■ **To be done**: From the first line of the data below, copy each line up to the one containing "(0,0) rectangle (29,-28.375);", and include that line too.
* Start *
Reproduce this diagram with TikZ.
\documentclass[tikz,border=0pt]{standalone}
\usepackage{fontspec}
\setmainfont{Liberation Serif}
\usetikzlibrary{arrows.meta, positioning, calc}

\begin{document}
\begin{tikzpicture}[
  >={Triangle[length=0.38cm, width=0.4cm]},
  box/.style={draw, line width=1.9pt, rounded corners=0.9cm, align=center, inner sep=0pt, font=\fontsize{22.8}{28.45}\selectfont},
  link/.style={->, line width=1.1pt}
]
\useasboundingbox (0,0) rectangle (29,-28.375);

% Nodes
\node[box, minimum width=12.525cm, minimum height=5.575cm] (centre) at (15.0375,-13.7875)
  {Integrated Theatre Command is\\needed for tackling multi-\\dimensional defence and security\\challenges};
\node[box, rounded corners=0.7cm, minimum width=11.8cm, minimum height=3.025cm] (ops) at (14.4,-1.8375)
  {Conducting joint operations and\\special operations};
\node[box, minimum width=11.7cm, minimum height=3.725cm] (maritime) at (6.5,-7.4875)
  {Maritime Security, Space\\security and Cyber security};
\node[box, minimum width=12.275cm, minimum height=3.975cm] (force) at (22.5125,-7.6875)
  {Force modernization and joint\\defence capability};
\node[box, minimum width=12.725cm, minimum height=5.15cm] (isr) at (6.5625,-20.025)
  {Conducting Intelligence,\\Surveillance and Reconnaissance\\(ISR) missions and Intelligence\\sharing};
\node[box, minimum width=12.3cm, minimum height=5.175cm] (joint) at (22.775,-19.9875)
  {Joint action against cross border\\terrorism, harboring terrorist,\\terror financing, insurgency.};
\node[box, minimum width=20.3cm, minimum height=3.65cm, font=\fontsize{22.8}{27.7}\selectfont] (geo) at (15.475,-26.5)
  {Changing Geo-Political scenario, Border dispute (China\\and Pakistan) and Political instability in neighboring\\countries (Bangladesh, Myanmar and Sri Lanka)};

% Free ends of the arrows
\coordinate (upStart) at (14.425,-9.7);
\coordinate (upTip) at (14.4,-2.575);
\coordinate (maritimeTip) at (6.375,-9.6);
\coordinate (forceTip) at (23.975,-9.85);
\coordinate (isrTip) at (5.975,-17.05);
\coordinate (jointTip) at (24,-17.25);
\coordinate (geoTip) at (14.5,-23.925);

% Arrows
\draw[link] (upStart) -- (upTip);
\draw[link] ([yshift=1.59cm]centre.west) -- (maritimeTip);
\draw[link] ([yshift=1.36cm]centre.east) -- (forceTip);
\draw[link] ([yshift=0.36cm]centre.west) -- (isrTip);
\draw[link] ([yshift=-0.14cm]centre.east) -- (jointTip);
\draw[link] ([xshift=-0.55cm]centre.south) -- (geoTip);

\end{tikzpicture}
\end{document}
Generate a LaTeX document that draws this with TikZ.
* End *
■ **Solution to the problem**:
Reproduce this diagram with TikZ.
\documentclass[tikz,border=0pt]{standalone}
\usepackage{fontspec}
\setmainfont{Liberation Serif}
\usetikzlibrary{arrows.meta, positioning, calc}

\begin{document}
\begin{tikzpicture}[
  >={Triangle[length=0.38cm, width=0.4cm]},
  box/.style={draw, line width=1.9pt, rounded corners=0.9cm, align=center, inner sep=0pt, font=\fontsize{22.8}{28.45}\selectfont},
  link/.style={->, line width=1.1pt}
]
\useasboundingbox (0,0) rectangle (29,-28.375);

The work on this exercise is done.